Showing posts with label loss. Show all posts
Showing posts with label loss. Show all posts

Sunday, August 28, 2011

Loss

As we were driving home tonight from a weekend camping trip, I watched out the window absentmindedly as the world whizzed dreamily before my eyes. My brain suddenly registered something that snapped me back to attention. Next to the road was a graveyard, and there, absolutely blinded by grief, was a young woman sitting dazedly on top of the dirt mound of a brand new grave, which--and this must have seemed like a slap to the face for her--was overflowing with a heap of beautiful, newly bloomed flowers. Her car was next to her, and in her grief she hadn't thought to shut the door.
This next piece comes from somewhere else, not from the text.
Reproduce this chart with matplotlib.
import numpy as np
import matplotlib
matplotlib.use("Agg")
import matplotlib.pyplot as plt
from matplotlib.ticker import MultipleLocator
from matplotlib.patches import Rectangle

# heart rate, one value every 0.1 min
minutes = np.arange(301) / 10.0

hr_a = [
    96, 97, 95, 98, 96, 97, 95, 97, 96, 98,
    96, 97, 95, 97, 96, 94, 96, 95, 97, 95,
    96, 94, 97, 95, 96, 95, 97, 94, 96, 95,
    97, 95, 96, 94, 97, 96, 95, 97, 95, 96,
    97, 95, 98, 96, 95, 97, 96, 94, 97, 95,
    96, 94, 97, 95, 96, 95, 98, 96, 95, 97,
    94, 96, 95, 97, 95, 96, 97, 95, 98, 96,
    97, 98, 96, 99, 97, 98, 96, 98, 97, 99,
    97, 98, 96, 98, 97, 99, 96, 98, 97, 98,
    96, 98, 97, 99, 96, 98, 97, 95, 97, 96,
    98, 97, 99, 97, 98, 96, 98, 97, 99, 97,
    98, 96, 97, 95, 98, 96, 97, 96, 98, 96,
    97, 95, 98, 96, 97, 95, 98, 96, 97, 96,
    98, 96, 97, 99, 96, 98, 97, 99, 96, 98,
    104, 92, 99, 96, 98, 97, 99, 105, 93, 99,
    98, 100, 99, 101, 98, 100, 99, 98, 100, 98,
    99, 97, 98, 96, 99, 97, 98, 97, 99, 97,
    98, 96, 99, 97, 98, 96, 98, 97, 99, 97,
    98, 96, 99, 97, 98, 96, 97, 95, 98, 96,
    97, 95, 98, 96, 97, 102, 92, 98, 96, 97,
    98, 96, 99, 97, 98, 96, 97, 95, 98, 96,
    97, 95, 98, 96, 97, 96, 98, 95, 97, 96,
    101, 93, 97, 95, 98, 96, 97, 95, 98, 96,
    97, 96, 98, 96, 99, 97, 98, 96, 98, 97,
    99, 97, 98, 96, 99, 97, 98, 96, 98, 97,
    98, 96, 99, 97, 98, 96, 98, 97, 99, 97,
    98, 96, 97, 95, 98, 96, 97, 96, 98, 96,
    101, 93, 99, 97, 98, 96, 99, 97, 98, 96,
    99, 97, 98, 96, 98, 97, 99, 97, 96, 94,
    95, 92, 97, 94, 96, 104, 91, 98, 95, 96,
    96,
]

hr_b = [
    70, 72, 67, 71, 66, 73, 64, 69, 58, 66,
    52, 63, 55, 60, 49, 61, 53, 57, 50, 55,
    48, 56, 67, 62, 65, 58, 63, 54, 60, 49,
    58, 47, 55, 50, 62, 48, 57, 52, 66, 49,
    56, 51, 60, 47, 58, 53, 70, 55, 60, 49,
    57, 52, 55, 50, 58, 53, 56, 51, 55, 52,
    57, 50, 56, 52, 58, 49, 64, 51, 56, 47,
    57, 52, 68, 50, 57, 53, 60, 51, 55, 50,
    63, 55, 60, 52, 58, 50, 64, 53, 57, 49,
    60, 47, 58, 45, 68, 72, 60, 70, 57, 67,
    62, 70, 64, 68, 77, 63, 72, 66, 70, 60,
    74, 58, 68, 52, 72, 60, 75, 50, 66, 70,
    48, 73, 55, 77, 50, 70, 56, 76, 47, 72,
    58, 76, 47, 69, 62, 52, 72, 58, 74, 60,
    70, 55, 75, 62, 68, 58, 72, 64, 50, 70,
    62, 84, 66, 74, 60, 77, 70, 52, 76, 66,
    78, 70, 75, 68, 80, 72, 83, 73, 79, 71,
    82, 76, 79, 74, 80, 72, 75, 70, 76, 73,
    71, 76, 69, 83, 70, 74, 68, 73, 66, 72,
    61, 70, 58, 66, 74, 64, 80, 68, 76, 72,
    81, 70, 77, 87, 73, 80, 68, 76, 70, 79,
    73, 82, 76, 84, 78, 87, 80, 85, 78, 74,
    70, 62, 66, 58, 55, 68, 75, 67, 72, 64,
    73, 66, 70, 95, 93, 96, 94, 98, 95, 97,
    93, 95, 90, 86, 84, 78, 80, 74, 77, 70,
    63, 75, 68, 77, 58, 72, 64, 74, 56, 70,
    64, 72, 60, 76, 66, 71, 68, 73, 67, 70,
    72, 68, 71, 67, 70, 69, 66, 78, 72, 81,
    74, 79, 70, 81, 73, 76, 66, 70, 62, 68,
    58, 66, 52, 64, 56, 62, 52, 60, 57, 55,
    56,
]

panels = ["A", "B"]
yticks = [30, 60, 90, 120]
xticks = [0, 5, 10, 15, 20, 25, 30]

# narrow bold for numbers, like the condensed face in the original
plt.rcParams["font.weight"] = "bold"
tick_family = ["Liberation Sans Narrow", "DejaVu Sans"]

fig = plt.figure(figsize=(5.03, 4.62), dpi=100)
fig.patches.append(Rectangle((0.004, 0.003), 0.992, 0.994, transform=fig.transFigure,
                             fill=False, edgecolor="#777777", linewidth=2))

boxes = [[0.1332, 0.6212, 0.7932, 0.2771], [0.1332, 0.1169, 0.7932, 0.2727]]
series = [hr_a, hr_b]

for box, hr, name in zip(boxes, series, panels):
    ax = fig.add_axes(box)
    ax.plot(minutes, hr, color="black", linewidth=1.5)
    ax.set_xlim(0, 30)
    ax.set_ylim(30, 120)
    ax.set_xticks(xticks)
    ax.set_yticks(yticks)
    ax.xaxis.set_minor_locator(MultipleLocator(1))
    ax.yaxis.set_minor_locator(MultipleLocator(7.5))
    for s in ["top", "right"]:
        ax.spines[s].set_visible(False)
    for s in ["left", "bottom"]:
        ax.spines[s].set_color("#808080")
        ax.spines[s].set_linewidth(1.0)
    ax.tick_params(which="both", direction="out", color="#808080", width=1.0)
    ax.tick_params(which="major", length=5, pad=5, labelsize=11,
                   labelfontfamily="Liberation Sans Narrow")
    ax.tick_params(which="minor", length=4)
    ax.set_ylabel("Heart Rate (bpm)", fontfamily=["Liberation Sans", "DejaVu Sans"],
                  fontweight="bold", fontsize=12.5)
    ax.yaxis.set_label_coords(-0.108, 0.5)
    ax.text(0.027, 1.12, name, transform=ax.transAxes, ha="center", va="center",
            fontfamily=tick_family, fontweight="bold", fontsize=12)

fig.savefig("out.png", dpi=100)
 My heart will break for that woman for the rest of my life--those few seconds forever etched into my memory like a photograph. I have never in my life felt so helpless--I yearned to comfort this nameless woman like a mother yearns to hold her newborn child.

I will never know her name. I will never know who she was grieving for--a parent? A boyfriend? A husband? A child? I will never know her story and I will never know if she went home to an empty house. And she will never know that I saw her and wanted more than anything in the world to reach out to her, but with hands unable to reach, I could only watch helplessly as she disappeared forever from my sight. She will never know that my heart silently broke alongside of hers that day.